L'ultimo avvenimento politico importante cui partecipò il C. è da attribuire ad un periodo in cui egli aveva superato gli ottanta anni. All'avvento di Cola di Rienzo al potere (maggio 1347), il C. operava come capo delle forze romane contro Corneto. Tornato in città, poiché non riuscì ad esercitare alcuna influenza all'interno del nuovo regime, si ritirò a Palestrina. In seguito tornò a Roma e prestò giuramento di fedeltà al governo cittadino; ma successivamente Cola di Rienzo, convocatolo insieme con altri nobili in Campidoglio, lo fece arrestare, lo condannò a morte e lo tenne prigioniero in isolamento. Dopo il suo improvviso rilascio, il C., secondo l'Anonimo romano, (in L. A. Muratori), riunì 700 cavalieri e 4.000 fanti a Palestrina e con questi prese parte ai combattimentì a Roma (19-20 nov. 1347), che portarono poi Cola alla fuga. Nel combattimento perirono uno dei figli del C., Stefano, e altri Colonna. Il C., invece, sopravvisse fino al 1348 o al 1349. La moglie, da cui aveva avuto sette figli e sei figlie, era morta da tempo, certamente prima del luglio 1327.

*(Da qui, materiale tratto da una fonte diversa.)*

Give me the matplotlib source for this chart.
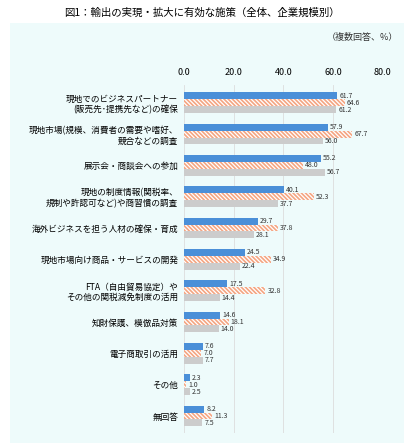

Il Petrarca, di cui i Colonna erano protettori, lodò il C., secondo i moduli classici, quale "summum militie decus" e quale esempio di forza d'animo in esilio; scrivendo nel 1343, ricordava il suo aspetto maestoso, la sua voce, la sua fronte, il suo abbigliamento, la sua "vis animi" e la sua "corporis robur". L'Anonimo romano ne parla come di un personaggio leggendario del proprio tempo ("Missore Stefano de la Colonna, lo vegliardo, de la cui bontade ditto ene de sopra"). Certamente il C. ebbe una vita straordinaria nella quale si riflettono gli avvenimenti di sessant'anni di storia romana. Pur continuando la tradizione baronale della sua famiglia a Roma e in Campagna, egli abbandonò saggiamente la causa ghibellina in un periodo in cui gli interventi imperiali in Italia si erano ormai fatti scarsi. Era senza dubbio una persona destinata al comando; dopo aver pagato duramente per l'episodio del maggio del 1297, egli riuscì a riconquistare una grandissima autorità e un enorme prestigio.